*Material*:

# # # #

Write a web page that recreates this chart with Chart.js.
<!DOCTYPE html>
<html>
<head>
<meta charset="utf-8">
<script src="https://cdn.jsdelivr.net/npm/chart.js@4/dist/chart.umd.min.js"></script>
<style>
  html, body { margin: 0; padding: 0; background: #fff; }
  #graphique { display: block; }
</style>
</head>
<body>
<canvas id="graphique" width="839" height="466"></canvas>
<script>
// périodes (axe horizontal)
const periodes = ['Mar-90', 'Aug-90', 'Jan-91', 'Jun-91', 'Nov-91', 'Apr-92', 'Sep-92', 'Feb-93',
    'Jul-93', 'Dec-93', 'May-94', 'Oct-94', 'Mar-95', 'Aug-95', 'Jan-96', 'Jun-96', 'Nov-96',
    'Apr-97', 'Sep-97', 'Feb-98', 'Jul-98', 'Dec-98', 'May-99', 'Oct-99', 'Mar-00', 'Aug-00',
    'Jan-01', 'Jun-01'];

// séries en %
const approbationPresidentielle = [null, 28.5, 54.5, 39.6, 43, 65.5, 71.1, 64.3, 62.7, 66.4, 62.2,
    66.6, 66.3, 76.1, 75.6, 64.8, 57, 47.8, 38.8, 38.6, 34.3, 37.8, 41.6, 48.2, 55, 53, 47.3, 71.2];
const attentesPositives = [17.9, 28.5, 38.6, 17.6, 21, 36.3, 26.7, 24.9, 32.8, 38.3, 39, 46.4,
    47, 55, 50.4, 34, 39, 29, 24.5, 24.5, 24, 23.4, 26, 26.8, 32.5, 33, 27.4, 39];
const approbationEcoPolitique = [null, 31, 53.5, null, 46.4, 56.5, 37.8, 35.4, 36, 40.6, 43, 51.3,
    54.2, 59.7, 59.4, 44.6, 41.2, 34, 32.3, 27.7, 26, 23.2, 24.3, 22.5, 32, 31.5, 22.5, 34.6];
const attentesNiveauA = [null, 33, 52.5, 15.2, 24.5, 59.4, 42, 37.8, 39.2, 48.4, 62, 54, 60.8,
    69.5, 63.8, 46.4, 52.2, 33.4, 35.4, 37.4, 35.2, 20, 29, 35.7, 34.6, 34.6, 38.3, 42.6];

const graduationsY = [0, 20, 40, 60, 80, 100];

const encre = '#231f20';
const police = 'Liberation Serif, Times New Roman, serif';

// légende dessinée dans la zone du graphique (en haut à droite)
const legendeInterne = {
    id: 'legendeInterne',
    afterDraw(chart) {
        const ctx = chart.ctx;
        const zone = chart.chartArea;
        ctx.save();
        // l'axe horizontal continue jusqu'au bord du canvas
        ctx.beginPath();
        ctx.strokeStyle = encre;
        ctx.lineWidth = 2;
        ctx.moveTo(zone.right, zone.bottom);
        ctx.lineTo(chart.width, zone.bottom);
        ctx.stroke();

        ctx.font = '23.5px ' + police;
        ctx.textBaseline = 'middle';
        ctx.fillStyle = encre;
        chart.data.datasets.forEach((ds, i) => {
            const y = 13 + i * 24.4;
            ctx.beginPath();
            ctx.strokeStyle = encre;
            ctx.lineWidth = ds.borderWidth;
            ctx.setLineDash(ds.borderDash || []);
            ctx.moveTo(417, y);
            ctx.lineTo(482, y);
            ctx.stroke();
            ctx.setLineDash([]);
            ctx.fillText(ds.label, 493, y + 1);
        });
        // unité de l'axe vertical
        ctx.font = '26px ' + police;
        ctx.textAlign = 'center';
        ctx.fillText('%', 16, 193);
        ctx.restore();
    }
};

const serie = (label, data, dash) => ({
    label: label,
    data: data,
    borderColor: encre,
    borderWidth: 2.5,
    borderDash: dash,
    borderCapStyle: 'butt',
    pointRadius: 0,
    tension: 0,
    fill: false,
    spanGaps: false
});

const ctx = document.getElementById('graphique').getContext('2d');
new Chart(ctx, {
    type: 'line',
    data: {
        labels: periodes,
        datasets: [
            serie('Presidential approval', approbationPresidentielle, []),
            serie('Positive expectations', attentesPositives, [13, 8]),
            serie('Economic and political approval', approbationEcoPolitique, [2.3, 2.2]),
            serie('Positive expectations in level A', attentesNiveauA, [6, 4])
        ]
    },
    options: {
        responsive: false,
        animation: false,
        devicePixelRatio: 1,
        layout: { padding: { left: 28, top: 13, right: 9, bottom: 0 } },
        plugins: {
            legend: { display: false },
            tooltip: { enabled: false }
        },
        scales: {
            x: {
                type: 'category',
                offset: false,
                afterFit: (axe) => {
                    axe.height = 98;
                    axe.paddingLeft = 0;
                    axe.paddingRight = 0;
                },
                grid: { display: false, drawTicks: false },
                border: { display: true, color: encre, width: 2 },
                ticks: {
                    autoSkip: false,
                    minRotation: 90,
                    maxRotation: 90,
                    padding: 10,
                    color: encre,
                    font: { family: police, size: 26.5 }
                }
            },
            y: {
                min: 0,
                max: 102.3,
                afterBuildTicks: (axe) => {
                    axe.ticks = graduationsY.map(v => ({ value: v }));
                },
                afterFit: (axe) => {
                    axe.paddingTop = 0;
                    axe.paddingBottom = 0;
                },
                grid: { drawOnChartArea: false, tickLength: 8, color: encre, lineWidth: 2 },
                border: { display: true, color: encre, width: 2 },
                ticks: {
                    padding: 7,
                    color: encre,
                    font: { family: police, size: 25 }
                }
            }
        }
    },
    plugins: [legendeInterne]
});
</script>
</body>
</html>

# # # #

Copy each line of the data exactly, leaving nothing out.

*Solution*:
Write a web page that recreates this chart with Chart.js.
<!DOCTYPE html>
<html>
<head>
<meta charset="utf-8">
<script src="https://cdn.jsdelivr.net/npm/chart.js@4/dist/chart.umd.min.js"></script>
<style>
  html, body { margin: 0; padding: 0; background: #fff; }
  #graphique { display: block; }
</style>
</head>
<body>
<canvas id="graphique" width="839" height="466"></canvas>
<script>
// périodes (axe horizontal)
const periodes = ['Mar-90', 'Aug-90', 'Jan-91', 'Jun-91', 'Nov-91', 'Apr-92', 'Sep-92', 'Feb-93',
    'Jul-93', 'Dec-93', 'May-94', 'Oct-94', 'Mar-95', 'Aug-95', 'Jan-96', 'Jun-96', 'Nov-96',
    'Apr-97', 'Sep-97', 'Feb-98', 'Jul-98', 'Dec-98', 'May-99', 'Oct-99', 'Mar-00', 'Aug-00',
    'Jan-01', 'Jun-01'];

// séries en %
const approbationPresidentielle = [null, 28.5, 54.5, 39.6, 43, 65.5, 71.1, 64.3, 62.7, 66.4, 62.2,
    66.6, 66.3, 76.1, 75.6, 64.8, 57, 47.8, 38.8, 38.6, 34.3, 37.8, 41.6, 48.2, 55, 53, 47.3, 71.2];
const attentesPositives = [17.9, 28.5, 38.6, 17.6, 21, 36.3, 26.7, 24.9, 32.8, 38.3, 39, 46.4,
    47, 55, 50.4, 34, 39, 29, 24.5, 24.5, 24, 23.4, 26, 26.8, 32.5, 33, 27.4, 39];
const approbationEcoPolitique = [null, 31, 53.5, null, 46.4, 56.5, 37.8, 35.4, 36, 40.6, 43, 51.3,
    54.2, 59.7, 59.4, 44.6, 41.2, 34, 32.3, 27.7, 26, 23.2, 24.3, 22.5, 32, 31.5, 22.5, 34.6];
const attentesNiveauA = [null, 33, 52.5, 15.2, 24.5, 59.4, 42, 37.8, 39.2, 48.4, 62, 54, 60.8,
    69.5, 63.8, 46.4, 52.2, 33.4, 35.4, 37.4, 35.2, 20, 29, 35.7, 34.6, 34.6, 38.3, 42.6];

const graduationsY = [0, 20, 40, 60, 80, 100];

const encre = '#231f20';
const police = 'Liberation Serif, Times New Roman, serif';

// légende dessinée dans la zone du graphique (en haut à droite)
const legendeInterne = {
    id: 'legendeInterne',
    afterDraw(chart) {
        const ctx = chart.ctx;
        const zone = chart.chartArea;
        ctx.save();
        // l'axe horizontal continue jusqu'au bord du canvas
        ctx.beginPath();
        ctx.strokeStyle = encre;
        ctx.lineWidth = 2;
        ctx.moveTo(zone.right, zone.bottom);
        ctx.lineTo(chart.width, zone.bottom);
        ctx.stroke();

        ctx.font = '23.5px ' + police;
        ctx.textBaseline = 'middle';
        ctx.fillStyle = encre;
        chart.data.datasets.forEach((ds, i) => {
            const y = 13 + i * 24.4;
            ctx.beginPath();
            ctx.strokeStyle = encre;
            ctx.lineWidth = ds.borderWidth;
            ctx.setLineDash(ds.borderDash || []);
            ctx.moveTo(417, y);
            ctx.lineTo(482, y);
            ctx.stroke();
            ctx.setLineDash([]);
            ctx.fillText(ds.label, 493, y + 1);
        });
        // unité de l'axe vertical
        ctx.font = '26px ' + police;
        ctx.textAlign = 'center';
        ctx.fillText('%', 16, 193);
        ctx.restore();
    }
};

const serie = (label, data, dash) => ({
    label: label,
    data: data,
    borderColor: encre,
    borderWidth: 2.5,
    borderDash: dash,
    borderCapStyle: 'butt',
    pointRadius: 0,
    tension: 0,
    fill: false,
    spanGaps: false
});

const ctx = document.getElementById('graphique').getContext('2d');
new Chart(ctx, {
    type: 'line',
    data: {
        labels: periodes,
        datasets: [
            serie('Presidential approval', approbationPresidentielle, []),
            serie('Positive expectations', attentesPositives, [13, 8]),
            serie('Economic and political approval', approbationEcoPolitique, [2.3, 2.2]),
            serie('Positive expectations in level A', attentesNiveauA, [6, 4])
        ]
    },
    options: {
        responsive: false,
        animation: false,
        devicePixelRatio: 1,
        layout: { padding: { left: 28, top: 13, right: 9, bottom: 0 } },
        plugins: {
            legend: { display: false },
            tooltip: { enabled: false }
        },
        scales: {
            x: {
                type: 'category',
                offset: false,
                afterFit: (axe) => {
                    axe.height = 98;
                    axe.paddingLeft = 0;
                    axe.paddingRight = 0;
                },
                grid: { display: false, drawTicks: false },
                border: { display: true, color: encre, width: 2 },
                ticks: {
                    autoSkip: false,
                    minRotation: 90,
                    maxRotation: 90,
                    padding: 10,
                    color: encre,
                    font: { family: police, size: 26.5 }
                }
            },
            y: {
                min: 0,
                max: 102.3,
                afterBuildTicks: (axe) => {
                    axe.ticks = graduationsY.map(v => ({ value: v }));
                },
                afterFit: (axe) => {
                    axe.paddingTop = 0;
                    axe.paddingBottom = 0;
                },
                grid: { drawOnChartArea: false, tickLength: 8, color: encre, lineWidth: 2 },
                border: { display: true, color: encre, width: 2 },
                ticks: {
                    padding: 7,
                    color: encre,
                    font: { family: police, size: 25 }
                }
            }
        }
    },
    plugins: [legendeInterne]
});
</script>
</body>
</html>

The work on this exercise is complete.